Tax Tips for Charitable Contributions
Charitable contributions may help lower your tax bill
Do you want to lower your tax bill? One way you can do that is by making charitable contributions. Here are a few tips to ensure your contributions pay off when you file your tax return:
- You must give to a qualified organization:
- Ask a representative from the organization you’re planning to give to about their federal tax status.
- Visit www.irs.gov/charities to search for organizations that are eligible to receive deductible charitable contributions
- Call the IRS at 1-877-829-5500 to find out if an organization is qualified. People who are deaf, hard of hearing or have a speech disability and have access to TTY/TDD equipment can call 1-800-829-4059.
- You cannot take a deduction for contributions made to specific individuals, political organizations or candidates, and you must file Form 1040 and itemize the deduction on Schedule A.
- If you receive a benefit because of your contribution, such as merchandise, tickets to a ball game, dinner or other goods and services, you can deduct only the amount that exceeds the fair market value of the benefit received.
- Donations of stock or other non-cash property are usually valued at the fair market value of the property. Clothing and household items must generally be in good used condition or better to be deductible. Special rules apply to vehicle donations.

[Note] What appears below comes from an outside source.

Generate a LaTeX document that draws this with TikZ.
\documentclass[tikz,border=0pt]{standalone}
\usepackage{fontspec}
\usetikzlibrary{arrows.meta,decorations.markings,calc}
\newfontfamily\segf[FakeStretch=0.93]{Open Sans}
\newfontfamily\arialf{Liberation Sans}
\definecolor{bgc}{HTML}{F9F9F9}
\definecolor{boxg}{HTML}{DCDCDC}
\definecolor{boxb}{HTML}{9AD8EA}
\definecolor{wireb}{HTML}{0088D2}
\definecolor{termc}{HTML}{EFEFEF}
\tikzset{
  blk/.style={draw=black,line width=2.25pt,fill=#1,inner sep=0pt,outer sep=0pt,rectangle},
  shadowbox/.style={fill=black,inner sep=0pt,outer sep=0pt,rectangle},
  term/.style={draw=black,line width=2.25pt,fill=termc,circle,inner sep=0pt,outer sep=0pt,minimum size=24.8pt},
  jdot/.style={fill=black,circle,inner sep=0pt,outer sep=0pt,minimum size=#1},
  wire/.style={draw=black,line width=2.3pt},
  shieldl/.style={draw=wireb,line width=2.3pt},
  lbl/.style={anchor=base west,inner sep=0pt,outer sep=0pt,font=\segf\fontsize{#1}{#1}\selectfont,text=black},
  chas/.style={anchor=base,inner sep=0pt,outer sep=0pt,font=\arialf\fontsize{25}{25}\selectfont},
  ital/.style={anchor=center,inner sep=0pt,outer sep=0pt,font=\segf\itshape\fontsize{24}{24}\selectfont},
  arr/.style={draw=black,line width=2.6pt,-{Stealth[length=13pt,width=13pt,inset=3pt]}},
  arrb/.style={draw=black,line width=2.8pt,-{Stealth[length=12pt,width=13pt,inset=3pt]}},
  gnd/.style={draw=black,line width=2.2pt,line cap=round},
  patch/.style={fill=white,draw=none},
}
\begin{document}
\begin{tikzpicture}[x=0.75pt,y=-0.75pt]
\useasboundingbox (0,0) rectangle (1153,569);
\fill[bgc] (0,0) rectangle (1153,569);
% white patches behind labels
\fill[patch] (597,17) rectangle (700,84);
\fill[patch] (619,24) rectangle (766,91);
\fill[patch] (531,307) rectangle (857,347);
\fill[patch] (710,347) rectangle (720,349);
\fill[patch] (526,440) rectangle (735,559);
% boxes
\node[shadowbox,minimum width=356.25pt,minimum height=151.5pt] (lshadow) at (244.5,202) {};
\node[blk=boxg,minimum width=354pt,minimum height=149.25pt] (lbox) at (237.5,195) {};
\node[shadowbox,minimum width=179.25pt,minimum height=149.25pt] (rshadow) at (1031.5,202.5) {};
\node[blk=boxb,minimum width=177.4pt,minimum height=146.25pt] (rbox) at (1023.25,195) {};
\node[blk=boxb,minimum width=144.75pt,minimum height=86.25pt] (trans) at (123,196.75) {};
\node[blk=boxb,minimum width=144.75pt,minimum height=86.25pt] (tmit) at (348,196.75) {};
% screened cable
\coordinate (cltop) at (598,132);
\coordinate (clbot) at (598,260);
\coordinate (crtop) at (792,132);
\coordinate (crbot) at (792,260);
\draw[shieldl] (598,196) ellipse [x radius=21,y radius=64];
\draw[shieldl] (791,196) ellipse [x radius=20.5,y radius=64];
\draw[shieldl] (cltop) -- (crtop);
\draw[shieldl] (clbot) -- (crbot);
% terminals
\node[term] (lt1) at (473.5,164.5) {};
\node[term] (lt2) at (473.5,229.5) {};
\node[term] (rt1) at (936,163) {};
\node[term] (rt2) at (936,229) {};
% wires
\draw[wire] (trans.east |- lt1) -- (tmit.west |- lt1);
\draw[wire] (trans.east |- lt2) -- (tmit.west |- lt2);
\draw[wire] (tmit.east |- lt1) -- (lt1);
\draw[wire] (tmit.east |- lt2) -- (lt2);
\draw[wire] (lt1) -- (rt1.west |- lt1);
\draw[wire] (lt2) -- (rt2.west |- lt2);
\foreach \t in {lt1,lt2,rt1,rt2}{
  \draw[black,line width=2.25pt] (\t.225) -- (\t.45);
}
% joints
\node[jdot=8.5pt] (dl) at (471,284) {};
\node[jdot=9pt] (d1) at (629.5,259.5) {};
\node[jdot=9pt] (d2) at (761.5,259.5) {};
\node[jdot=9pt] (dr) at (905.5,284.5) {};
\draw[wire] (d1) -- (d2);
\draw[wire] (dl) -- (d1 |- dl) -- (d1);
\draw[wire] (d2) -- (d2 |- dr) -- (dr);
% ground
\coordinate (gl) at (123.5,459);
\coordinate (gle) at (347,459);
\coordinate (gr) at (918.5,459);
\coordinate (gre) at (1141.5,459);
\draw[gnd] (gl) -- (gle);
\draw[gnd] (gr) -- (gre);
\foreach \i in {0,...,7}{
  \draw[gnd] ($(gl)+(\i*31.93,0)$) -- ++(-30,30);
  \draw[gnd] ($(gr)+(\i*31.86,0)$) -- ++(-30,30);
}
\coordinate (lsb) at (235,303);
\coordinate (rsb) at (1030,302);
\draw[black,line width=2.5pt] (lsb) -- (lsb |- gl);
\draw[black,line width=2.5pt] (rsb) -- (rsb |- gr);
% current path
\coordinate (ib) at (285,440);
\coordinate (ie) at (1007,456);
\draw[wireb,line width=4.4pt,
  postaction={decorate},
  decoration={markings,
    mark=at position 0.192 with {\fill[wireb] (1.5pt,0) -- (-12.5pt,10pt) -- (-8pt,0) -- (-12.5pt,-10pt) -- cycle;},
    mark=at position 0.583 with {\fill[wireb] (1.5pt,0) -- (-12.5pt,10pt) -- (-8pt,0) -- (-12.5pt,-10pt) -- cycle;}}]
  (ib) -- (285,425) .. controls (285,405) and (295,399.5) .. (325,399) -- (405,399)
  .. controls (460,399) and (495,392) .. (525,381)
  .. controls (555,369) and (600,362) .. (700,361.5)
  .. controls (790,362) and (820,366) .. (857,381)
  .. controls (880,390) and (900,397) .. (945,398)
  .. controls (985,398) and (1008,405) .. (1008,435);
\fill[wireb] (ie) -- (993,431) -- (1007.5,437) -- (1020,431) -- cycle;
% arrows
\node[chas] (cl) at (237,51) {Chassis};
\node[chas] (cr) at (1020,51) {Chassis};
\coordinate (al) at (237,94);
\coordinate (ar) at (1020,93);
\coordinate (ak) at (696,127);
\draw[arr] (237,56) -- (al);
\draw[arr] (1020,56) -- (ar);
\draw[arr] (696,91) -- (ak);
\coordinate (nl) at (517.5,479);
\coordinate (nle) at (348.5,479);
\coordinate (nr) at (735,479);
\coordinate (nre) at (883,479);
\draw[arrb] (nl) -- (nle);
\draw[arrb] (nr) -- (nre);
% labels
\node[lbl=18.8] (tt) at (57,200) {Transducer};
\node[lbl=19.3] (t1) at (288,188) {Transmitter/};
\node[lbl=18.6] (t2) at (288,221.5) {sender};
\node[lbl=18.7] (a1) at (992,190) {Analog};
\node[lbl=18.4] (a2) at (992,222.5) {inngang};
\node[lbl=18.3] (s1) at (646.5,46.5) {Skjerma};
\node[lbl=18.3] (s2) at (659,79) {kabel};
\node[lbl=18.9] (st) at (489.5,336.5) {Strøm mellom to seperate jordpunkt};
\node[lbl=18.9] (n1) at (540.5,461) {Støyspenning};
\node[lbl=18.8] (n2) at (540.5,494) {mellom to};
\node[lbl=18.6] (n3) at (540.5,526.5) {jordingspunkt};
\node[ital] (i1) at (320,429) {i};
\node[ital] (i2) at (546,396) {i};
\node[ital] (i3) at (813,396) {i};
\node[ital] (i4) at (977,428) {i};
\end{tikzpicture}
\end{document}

- Fair market value is generally the price at which property would change hands between a willing buyer and a willing seller, neither having to buy or sell, and both having reasonable knowledge of all the relevant facts.

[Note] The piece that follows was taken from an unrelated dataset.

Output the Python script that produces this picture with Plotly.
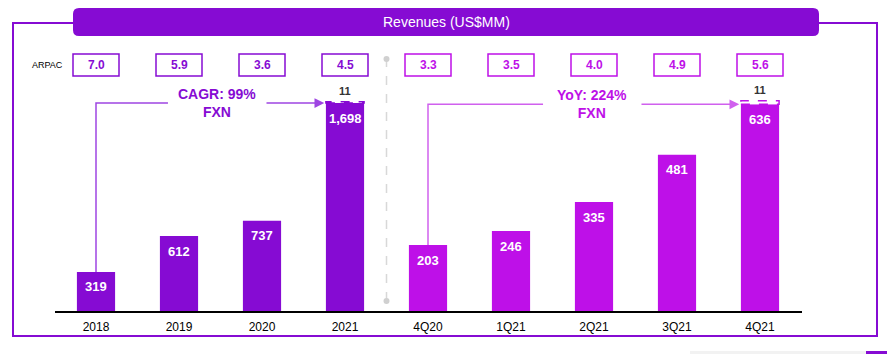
import plotly.graph_objects as go

# ---------------- data ----------------
categories = ["2018", "2019", "2020", "2021", "4Q20", "1Q21", "2Q21", "3Q21", "4Q21"]
annual_cats = ["2018", "2019", "2020", "2021"]
annual_rev = [319, 612, 737, 1698]
quarter_cats = ["4Q20", "1Q21", "2Q21", "3Q21", "4Q21"]
quarter_rev = [203, 246, 335, 481, 636]
arpac = ["7.0", "5.9", "3.6", "4.5", "3.3", "3.5", "4.0", "4.9", "5.6"]
extra_2021 = 11
extra_4q21 = 11
cagr_text = "CAGR: 99%<br>FXN"
yoy_text = "YoY: 224%<br>FXN"
title_text = "Revenues (US$MM)"

# ---------------- style ----------------
W, H = 887, 354
PURPLE = "#860BD3"
MAGENTA = "#BE10E8"
PURPLE_LINE = "#9E45E2"
MAGENTA_LINE = "#D060EE"
FONT = "Liberation Sans, Arial, sans-serif"
BW = 0.46


def PX(x):
    return x / W


def PY(y):
    return 1 - y / H


xa = list(range(len(annual_cats)))
xq = [len(annual_cats) + i for i in range(len(quarter_cats))]

fig = go.Figure()
fig.add_trace(go.Bar(x=xa, y=annual_rev, width=BW, marker=dict(color=PURPLE, line=dict(width=0)),
                     yaxis="y", hoverinfo="skip", showlegend=False))
fig.add_trace(go.Bar(x=xq, y=quarter_rev, width=BW, marker=dict(color=MAGENTA, line=dict(width=0)),
                     yaxis="y2", hoverinfo="skip", showlegend=False))

shapes = []
ann = []

# value labels inside bars
for x, v in zip(xa, annual_rev):
    ann.append(dict(x=x, y=v, xref="x", yref="y", text=f"<b>{v:,}</b>", showarrow=False,
                    yanchor="middle", yshift=-15, font=dict(family=FONT, size=13, color="white")))
for x, v in zip(xq, quarter_rev):
    ann.append(dict(x=x, y=v, xref="x", yref="y2", text=f"<b>{v:,}</b>", showarrow=False,
                    yanchor="middle", yshift=-15, font=dict(family=FONT, size=13, color="white")))

# dashed "11" boxes
for x, v, e, yr, col in [(xa[-1], annual_rev[-1], extra_2021, "y", PURPLE),
                          (xq[-1], quarter_rev[-1], extra_4q21, "y2", MAGENTA)]:
    shapes.append(dict(type="rect", xref="x", yref=yr, x0=x - BW / 2, x1=x + BW / 2, y0=v, y1=v + e,
                       line=dict(color=col, width=1.5, dash="dash"), fillcolor="white", layer="above"))
    ann.append(dict(x=x, y=v + e, xref="x", yref=yr, text=f"<b>{e}</b>", showarrow=False,
                    yanchor="bottom", yshift=3, font=dict(family=FONT, size=11, color="#333333")))

# ARPAC boxes
for i, a in enumerate(arpac):
    col = PURPLE if i < len(annual_cats) else MAGENTA
    hw = 23 / 83
    shapes.append(dict(type="rect", xref="x", yref="paper", x0=i - hw, x1=i + hw, y0=PY(76), y1=PY(54),
                       line=dict(color=col, width=1.5), fillcolor="white"))
    ann.append(dict(x=i, y=PY(65), xref="x", yref="paper", text=f"<b>{a}</b>", showarrow=False,
                    xanchor="center", yanchor="middle", font=dict(family=FONT, size=12, color=col)))
ann.append(dict(x=PX(47), y=PY(65), xref="paper", yref="paper", text="ARPAC", showarrow=False,
                xanchor="center", yanchor="middle", font=dict(family=FONT, size=9, color="black")))

# CAGR / YoY brackets
def bracket(x_start, y_start, y_level, x_gap0, x_text, x_gap1, x_tip, yr, lcol, tcol, text):
    shapes.append(dict(type="path", xref="x", yref=yr,
                       path=f"M {x_start},{y_start} L {x_start},{y_level} L {x_gap0},{y_level}",
                       line=dict(color=lcol, width=1.5)))
    ann.append(dict(x=x_tip, y=y_level, xref="x", yref=yr, ax=x_gap1, ay=y_level, axref="x", ayref=yr,
                    text="", showarrow=True, arrowhead=2, arrowsize=1.3, arrowwidth=1.5, arrowcolor=lcol,
                    standoff=0))
    ann.append(dict(x=x_text, y=y_level, xref="x", yref=yr, text=f"<b>{text}</b>", showarrow=False,
                    xanchor="center", yanchor="middle", font=dict(family=FONT, size=14, color=tcol)))


bracket(xa[0], annual_rev[0], annual_rev[-1], 0.867, 1.458, 2.036, xa[-1] - BW / 2 - 0.02,
        "y", PURPLE_LINE, PURPLE, cagr_text)
bracket(xq[0], quarter_rev[0], quarter_rev[-1], xq[0] + 1.386, xq[0] + 1.976, xq[0] + 2.554,
        xq[-1] - BW / 2 - 0.02, "y2", MAGENTA_LINE, MAGENTA, yoy_text)

# separator
sep_x = (xa[-1] + xq[0]) / 2
shapes.append(dict(type="line", xref="x", yref="paper", x0=sep_x, x1=sep_x, y0=PY(301), y1=PY(59),
                   line=dict(color="#D8D8D8", width=1.5, dash="dash")))
for yy in (59, 301):
    shapes.append(dict(type="circle", xref="x", yref="paper", xsizemode="pixel", ysizemode="pixel",
                       xanchor=sep_x, yanchor=PY(yy), x0=-3, x1=3, y0=-3, y1=3,
                       fillcolor="#D0D0D0", line=dict(width=0)))

# outer frame
shapes.append(dict(type="path", xref="paper", yref="paper",
                   path=(f"M {PX(73)},{PY(23)} L {PX(13)},{PY(23)} L {PX(13)},{PY(336)} "
                         f"L {PX(877)},{PY(336)} L {PX(877)},{PY(23)} L {PX(819)},{PY(23)}"),
                   line=dict(color=PURPLE, width=2)))

# title bar (rounded)
x0, x1, y0, y1, r = 73, 819, 8, 36, 6
path = (f"M {PX(x0 + r)},{PY(y0)} L {PX(x1 - r)},{PY(y0)} Q {PX(x1)},{PY(y0)} {PX(x1)},{PY(y0 + r)} "
        f"L {PX(x1)},{PY(y1 - r)} Q {PX(x1)},{PY(y1)} {PX(x1 - r)},{PY(y1)} "
        f"L {PX(x0 + r)},{PY(y1)} Q {PX(x0)},{PY(y1)} {PX(x0)},{PY(y1 - r)} "
        f"L {PX(x0)},{PY(y0 + r)} Q {PX(x0)},{PY(y0)} {PX(x0 + r)},{PY(y0)} Z")
shapes.append(dict(type="path", xref="paper", yref="paper", path=path, fillcolor=PURPLE,
                   line=dict(width=0)))
ann.append(dict(x=PX(446), y=PY(22), xref="paper", yref="paper", text=title_text, showarrow=False,
                xanchor="center", yanchor="middle", font=dict(family=FONT, size=14, color="white")))

# bottom right decoration
shapes.append(dict(type="rect", xref="paper", yref="paper", x0=PX(690), x1=PX(866), y0=PY(354), y1=PY(351),
                   fillcolor="#F2F2F2", line=dict(width=0)))
shapes.append(dict(type="rect", xref="paper", yref="paper", x0=PX(866), x1=PX(887), y0=PY(354), y1=PY(351),
                   fillcolor=PURPLE, line=dict(width=0)))

fig.update_layout(
    width=W, height=H, margin=dict(l=0, r=0, t=0, b=0),
    paper_bgcolor="white", plot_bgcolor="white",
    barmode="overlay", showlegend=False,
    font=dict(family=FONT),
    xaxis=dict(domain=[54.5 / W, 801.5 / W], range=[-0.5, len(categories) - 0.5],
               tickvals=list(range(len(categories))), ticktext=categories,
               tickfont=dict(family=FONT, size=12, color="black"),
               showline=True, linecolor="black", linewidth=1.5, showgrid=False, zeroline=False,
               ticks="", ticklabelstandoff=4, fixedrange=True),
    yaxis=dict(domain=[PY(311), PY(20)], range=[0, 291 / 0.1225], visible=False, showgrid=False,
               zeroline=False, fixedrange=True),
    yaxis2=dict(domain=[PY(311), PY(20)], range=[0, 291 / 0.325], overlaying="y", visible=False,
                showgrid=False, zeroline=False, fixedrange=True),
    shapes=shapes, annotations=ann,
)

fig.write_html("out.html")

- Regardless of the amount, to deduct a contribution of cash, check or other monetary gift, you must maintain a bank record, payroll deduction record or a written communication from the organization that contains the name of the organization, the date of the contribution and amount of the contribution. For text message donations, a telephone bill will meet the recordkeeping requirement if it shows the name of the receiving organization, the date of the contribution and the amount given.
- To claim a deduction for contributions of cash or property equaling $250 or more, you must have a bank record, payroll deduction record or a written acknowledgment from the qualified organization showing the amount of the cash, a description of any property contributed, and whether the organization provided any goods or services in exchange for the gift. One document may satisfy both the written communication requirement for monetary gifts and the written acknowledgement requirement for all contributions of $250 or more. If your total deduction for all noncash contributions for the year is over $500, you must complete and attach IRS Form 8283, Noncash Charitable Contributions, to your return.
- Taxpayers donating an item or a group of similar items valued at more than $5,000 must also complete Section B of Form 8283, which generally requires an appraisal by a qualified appraiser.